Scant evidence of inconsistency in estimates among subgroups
One of the initial hypotheses of our study was that subgroups — particularly harder-to-reach ones — might vary more noticeably in their composition from survey to survey due to potentially being pulled from an eclectic array of sources. In other words, estimates among particular subgroups — such as people with a high school diploma or less education — may have changed even though the overall estimates didn’t change. However, 92 out of 95 outcomes examined had no statistically significant differences among subgroups, and the subgroup differences we did observe did not follow any discernible pattern.
On the item about daily computer use, there were statistically significant differences between surveys for women, White adults, Hispanic adults, those with a high school diploma or less education, those who identify as Republican or lean to the GOP, and those ages 35 to 54.
Only two other subgroup comparisons showed statistically significant differences across surveys.
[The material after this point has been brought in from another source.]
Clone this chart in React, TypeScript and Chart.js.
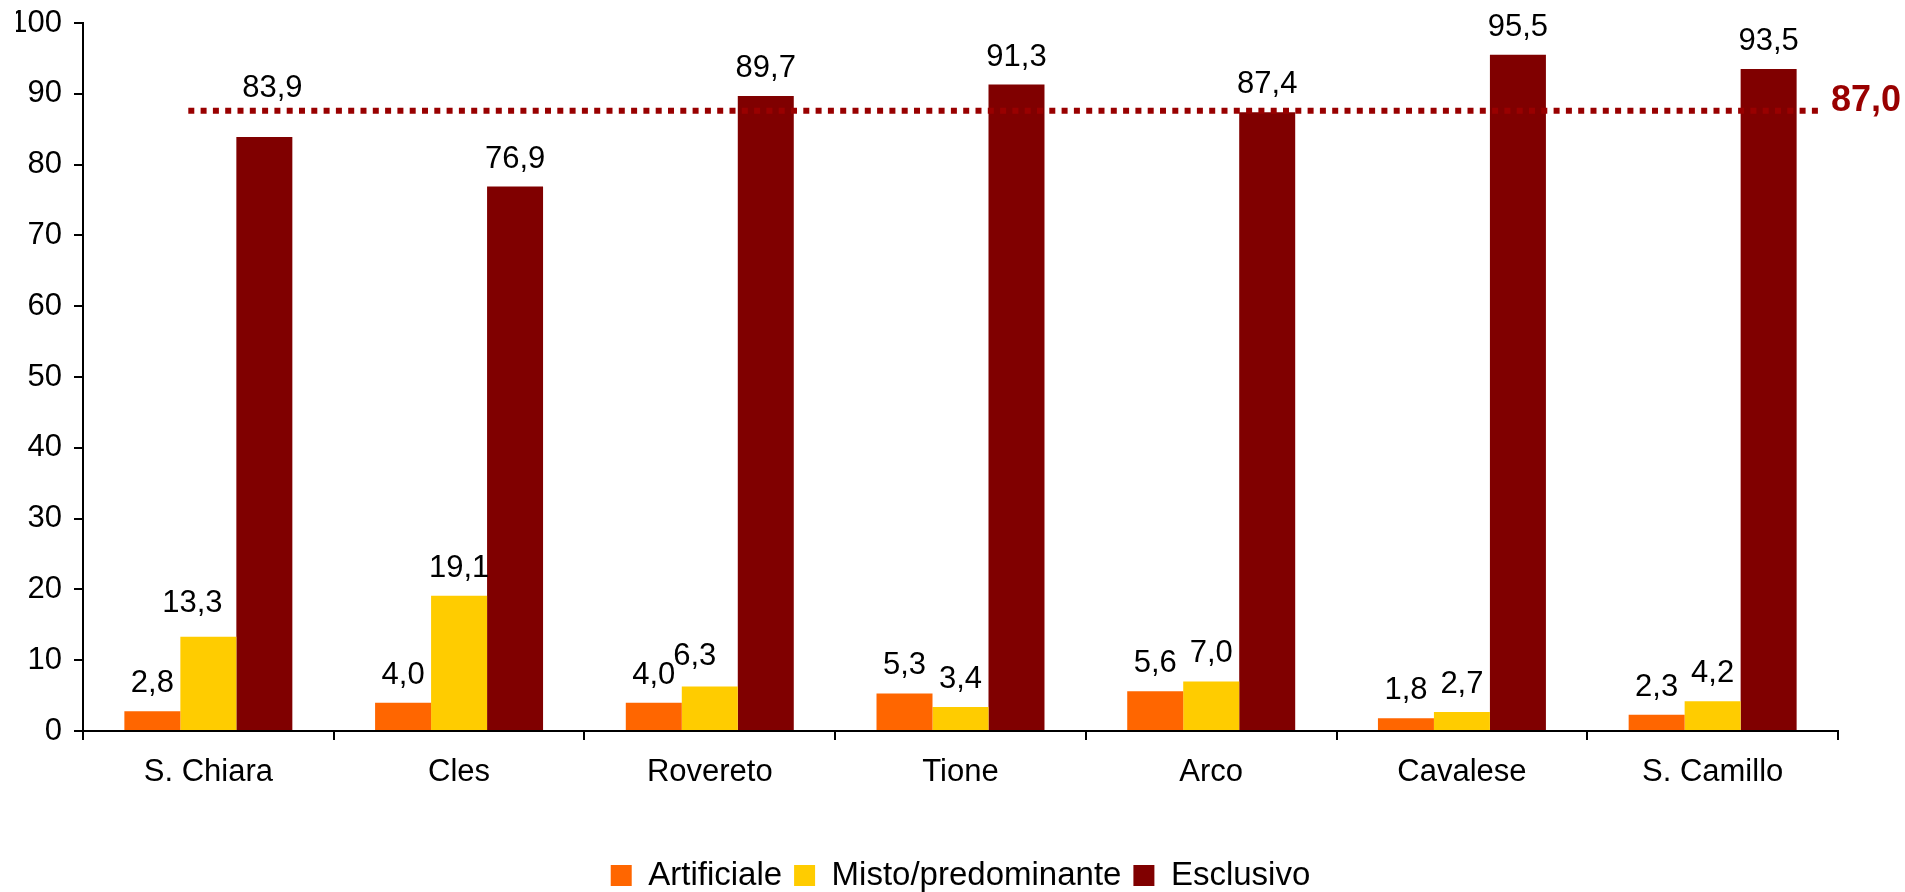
import React, { useEffect, useRef } from "react";
import { Chart, registerables } from "chart.js";

Chart.register(...registerables);

// ---- Data ----
const CATEGORIES = ["S. Chiara", "Cles", "Rovereto", "Tione", "Arco", "Cavalese", "S. Camillo"];
const SERIES_NAMES = ["Artificiale", "Misto/predominante", "Esclusivo"];
const ARTIFICIALE = [2.8, 4.0, 4.0, 5.3, 5.6, 1.8, 2.3];
const MISTO = [13.3, 19.1, 6.3, 3.4, 7.0, 2.7, 4.2];
const ESCLUSIVO = [83.9, 76.9, 89.7, 91.3, 87.4, 95.5, 93.5];
const Y_MIN = 0;
const Y_MAX = 100;
const Y_STEP = 10;
const AVERAGE_LABEL = "87,0";
const AVERAGE_LINE_VALUE = 87.6;
// reference line extent, in category-index units
const AVERAGE_LINE_FROM = -0.08;
const AVERAGE_LINE_TO = 6.44;

// ---- Styles ----
const COLORS = ["#FF6600", "#FFCC00", "#800000"];
const LINE_COLOR = "#990000";
const FONT = 'Arial, "Liberation Sans", Helvetica, sans-serif';
// manual label nudges (series-index -> px offsets)
const LABEL_NUDGES: Record<string, { dx: number; dy: number }> = {
  "2-0": { dx: 8, dy: -21 },
  "1-0": { dx: -16, dy: -6 },
  "1-2": { dx: -15, dy: -2 },
};

const fmt = (v: number) => v.toFixed(1).replace(".", ",");

const valueLabels = {
  id: "valueLabels",
  afterDatasetsDraw(chart: any) {
    const ctx = chart.ctx;
    ctx.save();
    ctx.font = `31px ${FONT}`;
    ctx.fillStyle = "#000";
    ctx.textAlign = "center";
    ctx.textBaseline = "alphabetic";
    chart.data.datasets.forEach((ds: any, si: number) => {
      const meta = chart.getDatasetMeta(si);
      meta.data.forEach((bar: any, i: number) => {
        const n = LABEL_NUDGES[`${si}-${i}`] || { dx: 0, dy: 0 };
        ctx.fillText(fmt(ds.data[i]), bar.x + n.dx, bar.y - 19 + n.dy);
      });
    });
    ctx.restore();
  },
};

const averageLine = {
  id: "averageLine",
  afterDatasetsDraw(chart: any) {
    const ctx = chart.ctx;
    const xs = chart.scales.x;
    const ys = chart.scales.y;
    const y = ys.getPixelForValue(AVERAGE_LINE_VALUE);
    const x0 = xs.getPixelForValue(AVERAGE_LINE_FROM);
    const x1 = xs.getPixelForValue(AVERAGE_LINE_TO);
    ctx.save();
    ctx.strokeStyle = LINE_COLOR;
    ctx.lineWidth = 6;
    ctx.setLineDash([6, 6.3]);
    ctx.beginPath();
    ctx.moveTo(x0, y);
    ctx.lineTo(x1, y);
    ctx.stroke();
    ctx.setLineDash([]);
    ctx.fillStyle = LINE_COLOR;
    ctx.font = `bold 36px ${FONT}`;
    ctx.textAlign = "left";
    ctx.textBaseline = "alphabetic";
    ctx.fillText(AVERAGE_LABEL, x1 + 8, y);
    ctx.restore();
  },
};

export default function App() {
  const ref = useRef<HTMLCanvasElement>(null);

  useEffect(() => {
    if (!ref.current) return;
    Chart.defaults.font.family = FONT;
    const chart = new Chart(ref.current, {
      type: "bar",
      data: {
        labels: CATEGORIES,
        datasets: [ARTIFICIALE, MISTO, ESCLUSIVO].map((d, i) => ({
          label: SERIES_NAMES[i],
          data: d,
          backgroundColor: COLORS[i],
          borderWidth: 0,
          barPercentage: 1,
          categoryPercentage: 0.67,
          yAxisID: "y",
        })),
      },
      options: {
        animation: false,
        responsive: true,
        maintainAspectRatio: false,
        layout: { padding: { top: 23, right: 0, bottom: -10, left: 16 } },
        plugins: {
          tooltip: { enabled: false },
          legend: {
            position: "bottom",
            labels: {
              boxWidth: 21,
              boxHeight: 21,
              padding: 12,
              color: "#000",
              font: { size: 33, family: FONT },
            },
          },
        },
        scales: {
          x: {
            grid: {
              display: true,
              drawOnChartArea: false,
              drawTicks: true,
              tickLength: 9,
              color: "#000",
              lineWidth: 2,
              offset: true,
            },
            border: { display: true, color: "#000", width: 2 },
            ticks: { color: "#000", font: { size: 31 }, padding: 14, maxRotation: 0 },
            afterFit: (s: any) => {
              s.height = 116;
            },
          },
          y: {
            min: Y_MIN,
            max: Y_MAX,
            ticks: { stepSize: Y_STEP, color: "#000", font: { size: 31 }, padding: 12 },
            grid: {
              display: true,
              drawOnChartArea: false,
              drawTicks: true,
              tickLength: 9,
              color: "#000",
              lineWidth: 2,
            },
            border: { display: true, color: "#000", width: 2 },
            afterFit: (s: any) => {
              s.width = 67;
              s.paddingTop = 0;
              s.paddingBottom = 0;
            },
          },
          yPad: {
            type: "linear",
            position: "right",
            display: true,
            grid: { display: false },
            border: { display: false },
            ticks: { display: false },
            afterFit: (s: any) => {
              s.width = 67;
              s.paddingTop = 0;
              s.paddingBottom = 0;
            },
          },
        },
      },
      plugins: [valueLabels, averageLine],
    } as any);
    return () => chart.destroy();
  }, []);

  return (
    <div
      style={{
        position: "fixed",
        left: 0,
        top: 0,
        width: 1905,
        height: 892,
        background: "#fff",
      }}
    >
      <canvas ref={ref} />
    </div>
  );
}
On the item about finding a great deal of meaning and fulfillment in being outdoors and experiencing nature, we observed a statistically significant difference among women. Finally, among political independents (who made up just over a third of respondents), the share of those who found a great deal of meaning and fulfillment in spiritual practices such as meditation fell from 27% in April to 21% in June. This outcome was not statistically significant among all respondents. Similar to what we found in the overall sample, these results were likely mere “noise” as well.
All in all, there was little evidence of inconsistency across our samples, and the inconsistencies that were present were generally corrected through weighting. That said, we only examined three samples obtained over a relatively short period of time. It’s hard to know whether these results would replicate over a longer timeframe or with a different vendor.
It’s also important to consider that consistency is no guarantee of accuracy. This goes for probability and opt-in samples alike. A procedure that systematically over- or underrepresents certain segments of the population can yield stable estimates that are consistently wrong. Researchers have found that opt-in surveys produce estimates that are reliable but consistently several percentage points or more off from the actual population value, as indicated by high-quality benchmarks. In other words, a survey’s estimates can simultaneously be reliable and wrong. So while this study’s findings on consistency are encouraging, that is only a part of the story when it comes to overall accuracy.
A note on significance testing
We used chi-square tests of association to determine whether estimates from the three surveys differed significantly from one another or not. In other words, the online opt-in surveys would be considered consistent if the estimates for the attitudinal and behavioral questions we placed on the survey were mostly unaffected by whether respondents answered the survey in April, May or June.
We conducted separate sets of tests without and with weighting, as well as separate tests for the full sample and for subgroups (sex, age, education, race/ethnicity, and partisan affiliation). With the sheer number of tests, we expected some of them to indicate a difference even when none existed, otherwise known as a false positive. To correct for this, we adjusted p-values via the Benjamini-Hochberg procedure. Rather than merely setting the threshold for significance to the conventional p < 0.05, the Benjamini-Hochberg procedure adjusts p-values upwards to control the false discovery rate, or the percentage of false positives out of all positives, to 5%.